The purpose of section 326, and the regulations promulgated thereunder, is to make it easier to prevent, detect and prosecute money laundering and the financing of terrorism. In issuing the proposed rule, Treasury and the Commission are seeking to fulfill their statutorily mandated responsibilities under section 326 and to achieve its important purpose.

The proposed rule requires each broker-dealer to establish a written CIP that must include recordkeeping procedures and procedures for providing customers with notice that the broker-dealer is requesting information to verify their identity. The proposed rule requires a broker-dealer to maintain a record of (1) the identifying information provided by the customer, the type of identification document(s) reviewed, if any, the identification number of the document(s), and a copy of the identification document(s); (2) the means and results of any additional measures undertaken to verify the identity of the customer; and (3) the resolution of any discrepancy in the identifying information obtained.

The proposed rule also requires each broker-dealer to give customers “adequate notice” of the identity verification procedures. A broker-dealer may satisfy this disclosure requirement by posting a sign in the lobby or providing customers with any other form of written or oral notice. If the account is opened electronically, the broker-dealer may provide the notice electronically. Accordingly, a broker-dealer may choose among a variety of methods of providing adequate notice and may select the least burdensome method, given the circumstances under which customers seek to open new accounts.

C. Respondents

The proposed rule would apply to approximately 5,568 broker-dealers, which is the approximate number of firms that conduct business with the general public.

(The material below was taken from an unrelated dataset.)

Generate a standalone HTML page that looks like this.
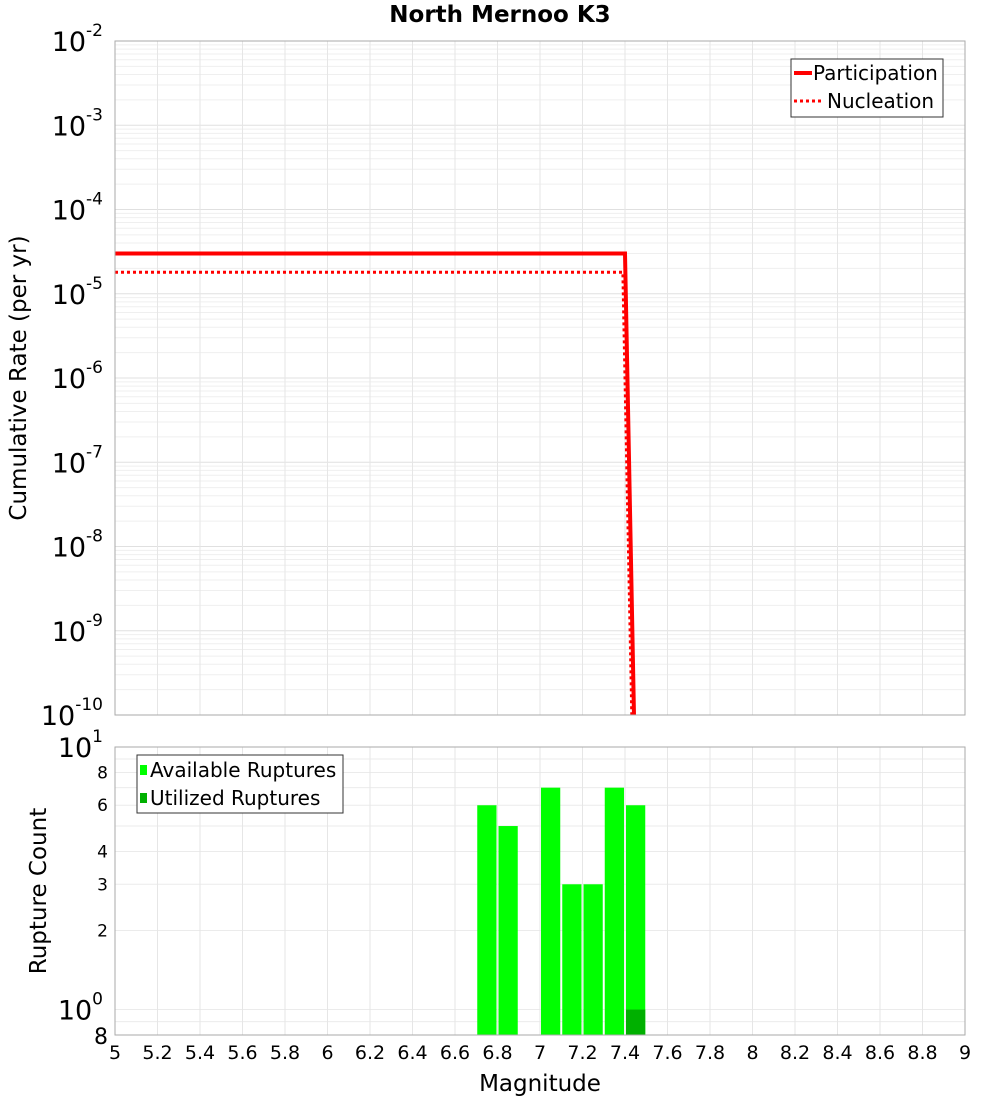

D. Total Annual Reporting and Recordkeeping Burden

1. Providing Notice to Customers

The requirement to provide notice to customers generally will be a one-time burden in terms of drafting and posting or implementing the notices. The Commission estimates that broker-dealers will take two hours each to draft and post the required notices. There are approximately 5,568 broker-dealers that will have to undertake this task. Therefore, in complying with this requirement, the Commission estimates that the industry as a whole will spend approximately 11,136 hours.

2. Recordkeeping

The requirement to make and maintain records related to the CIP will be an annual time burden. The total burden to the industry will depend on the number of new accounts added each year. The Commission estimates that broker-dealers, on average, will spend two minutes per account making and maintaining the required records. [15] Therefore, in complying with this requirement, the Commission estimates that the industry as a whole will spend approximately 513,333 hours in 2002, 563,333 hours in 2003, and 620,000 hours in 2004. [16]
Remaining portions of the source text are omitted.